Mr Morrison said his government would realise the economic opportunities recovery, spruiking its recent offering of allowing people to access their superannuation to buy a home.
When 6pm rolls around, the ballots of more than 17 million voters will start to be counted, including those of more than five million who voted early.
On Sydney’s northern beaches, Liberal Jason Falinski has told Sky News there is “no doubt” his party is the underdog.
Across the harbour, Labor’s Matt Thistlethwaite says the race will go down to the wire but he is confident.
Closely watched will be the success of the teal independents, who have run a well-funded campaign on climate change, integrity and women’s safety across a number of Liberal-held seats.
Kylea Tink, running to usurp moderate Liberal Trent Zimmerman in North Sydney, says her volunteers are outnumbering those of mainstream parties.
“I’m really excited people in North Sydney want politics done differently,” she told Nine.
Allegra Spender, who is facing off against Liberal Dave Sharma in Wentworth, promised to be a voice for her electorate’s values “every single time”.
Opinion polls are averaging 53.5 per cent to Labor on a two-party preferred basis, according to The Poll Bludger website, which if reflected at the ballot box would result in 83 seats for the ALP.
The latest Newspoll in the Australian shows Labor 53-47 despite a two point drop in its primary vote to 36 per cent.
The campaign has focused on cost of living, economic management, national security, a federal integrity commission, climate and equality and safety for women.
Mr Albanese stumbled on economic questions early, playing into the hands of the Coalition’s attack over his inexperience.
Mr Morrison’s economic credentials took a hit with a rise in the cash rate and the latest wages figures coming in well below inflation.
Defeat for Labor will be the fourth in succession and mean the ALP has won majority government only once in the past 10 elections.
If Mr Morrison wins, he will be the first incumbent prime minister to claim two elections in a row since John Howard in 2004.

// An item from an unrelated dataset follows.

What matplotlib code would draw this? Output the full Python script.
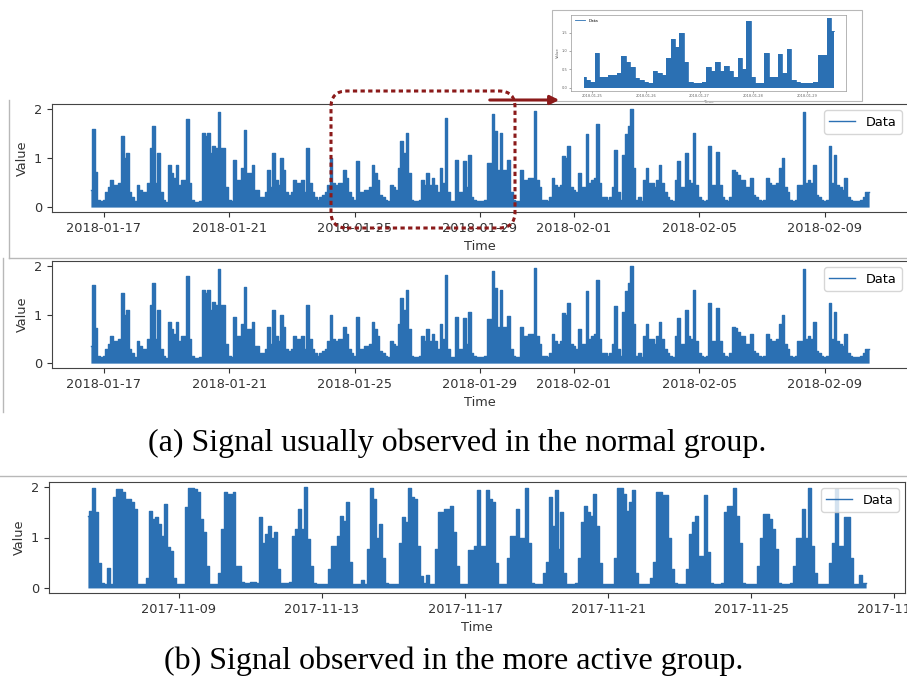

The Liberal campaign has targeted the seats of Hughes, Gilmore, Parramatta, Hunter (NSW), Lyons (Tasmania), Corangamite (Victoria) and Lingiari (NT).
Labor has in its sights Pearce, Hasluck, Swan (WA), Chisholm and Hawke (Victoria), Bass and Braddon (Tasmania), Brisbane, Longman, Leichhardt and Ryan (Queensland), Boothby (SA), Reid, Bennelong and Robertson (NSW).
Election day marks the 60th anniversary of Aboriginal and Torres Strait Islander citizens being granted the right to vote in federal elections.